What you need to do: Transcribe everything in the data word for word. Pictures are left out.

# start of Raw data

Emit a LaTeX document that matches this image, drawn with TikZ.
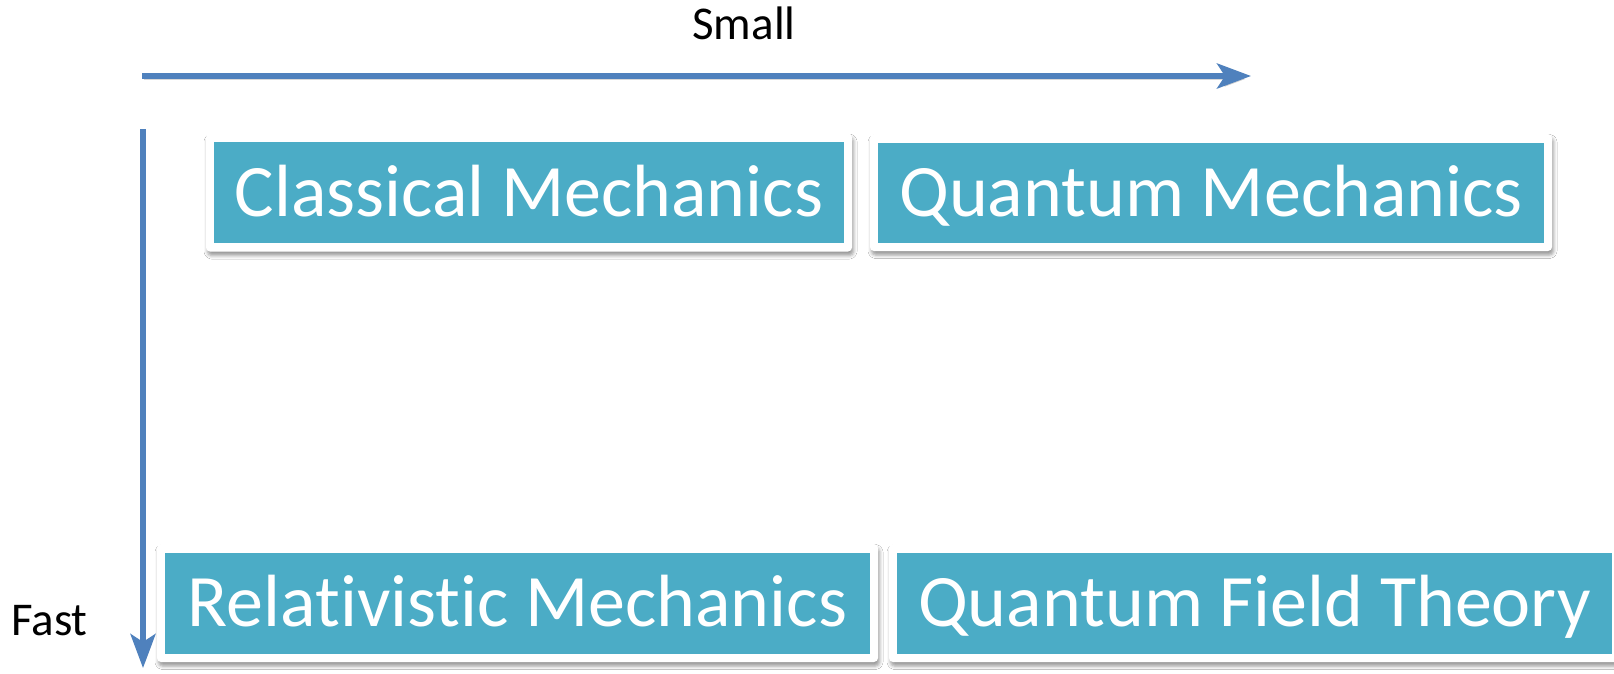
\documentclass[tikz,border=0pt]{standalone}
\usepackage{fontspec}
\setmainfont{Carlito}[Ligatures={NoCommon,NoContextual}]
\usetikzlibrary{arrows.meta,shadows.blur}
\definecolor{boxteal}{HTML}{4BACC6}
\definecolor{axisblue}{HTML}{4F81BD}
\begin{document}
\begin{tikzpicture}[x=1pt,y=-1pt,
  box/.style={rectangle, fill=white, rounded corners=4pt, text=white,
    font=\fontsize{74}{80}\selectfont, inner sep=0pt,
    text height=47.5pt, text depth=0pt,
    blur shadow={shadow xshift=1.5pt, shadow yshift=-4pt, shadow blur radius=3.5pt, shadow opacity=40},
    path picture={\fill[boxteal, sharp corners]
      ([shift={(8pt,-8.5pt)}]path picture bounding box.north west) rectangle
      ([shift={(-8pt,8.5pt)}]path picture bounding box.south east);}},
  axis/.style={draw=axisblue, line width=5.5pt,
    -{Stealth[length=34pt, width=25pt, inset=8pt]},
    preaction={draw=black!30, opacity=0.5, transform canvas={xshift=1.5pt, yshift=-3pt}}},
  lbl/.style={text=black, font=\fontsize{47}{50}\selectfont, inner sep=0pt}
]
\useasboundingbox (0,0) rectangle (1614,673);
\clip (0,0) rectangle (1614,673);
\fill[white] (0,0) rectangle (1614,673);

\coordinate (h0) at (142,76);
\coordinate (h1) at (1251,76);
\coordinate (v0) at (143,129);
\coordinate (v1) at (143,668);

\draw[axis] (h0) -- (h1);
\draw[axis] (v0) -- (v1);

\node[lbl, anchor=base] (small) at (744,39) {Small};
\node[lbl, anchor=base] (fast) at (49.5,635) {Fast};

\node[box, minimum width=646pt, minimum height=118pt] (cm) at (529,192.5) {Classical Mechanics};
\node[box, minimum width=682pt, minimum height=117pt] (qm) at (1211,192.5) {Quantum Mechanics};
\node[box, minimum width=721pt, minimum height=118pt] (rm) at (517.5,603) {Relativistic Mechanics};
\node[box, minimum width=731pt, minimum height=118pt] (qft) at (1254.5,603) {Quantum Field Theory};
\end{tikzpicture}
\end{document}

# end of Raw data

The solution:
Emit a LaTeX document that matches this image, drawn with TikZ.
\documentclass[tikz,border=0pt]{standalone}
\usepackage{fontspec}
\setmainfont{Carlito}[Ligatures={NoCommon,NoContextual}]
\usetikzlibrary{arrows.meta,shadows.blur}
\definecolor{boxteal}{HTML}{4BACC6}
\definecolor{axisblue}{HTML}{4F81BD}
\begin{document}
\begin{tikzpicture}[x=1pt,y=-1pt,
  box/.style={rectangle, fill=white, rounded corners=4pt, text=white,
    font=\fontsize{74}{80}\selectfont, inner sep=0pt,
    text height=47.5pt, text depth=0pt,
    blur shadow={shadow xshift=1.5pt, shadow yshift=-4pt, shadow blur radius=3.5pt, shadow opacity=40},
    path picture={\fill[boxteal, sharp corners]
      ([shift={(8pt,-8.5pt)}]path picture bounding box.north west) rectangle
      ([shift={(-8pt,8.5pt)}]path picture bounding box.south east);}},
  axis/.style={draw=axisblue, line width=5.5pt,
    -{Stealth[length=34pt, width=25pt, inset=8pt]},
    preaction={draw=black!30, opacity=0.5, transform canvas={xshift=1.5pt, yshift=-3pt}}},
  lbl/.style={text=black, font=\fontsize{47}{50}\selectfont, inner sep=0pt}
]
\useasboundingbox (0,0) rectangle (1614,673);
\clip (0,0) rectangle (1614,673);
\fill[white] (0,0) rectangle (1614,673);

\coordinate (h0) at (142,76);
\coordinate (h1) at (1251,76);
\coordinate (v0) at (143,129);
\coordinate (v1) at (143,668);

\draw[axis] (h0) -- (h1);
\draw[axis] (v0) -- (v1);

\node[lbl, anchor=base] (small) at (744,39) {Small};
\node[lbl, anchor=base] (fast) at (49.5,635) {Fast};

\node[box, minimum width=646pt, minimum height=118pt] (cm) at (529,192.5) {Classical Mechanics};
\node[box, minimum width=682pt, minimum height=117pt] (qm) at (1211,192.5) {Quantum Mechanics};
\node[box, minimum width=721pt, minimum height=118pt] (rm) at (517.5,603) {Relativistic Mechanics};
\node[box, minimum width=731pt, minimum height=118pt] (qft) at (1254.5,603) {Quantum Field Theory};
\end{tikzpicture}
\end{document}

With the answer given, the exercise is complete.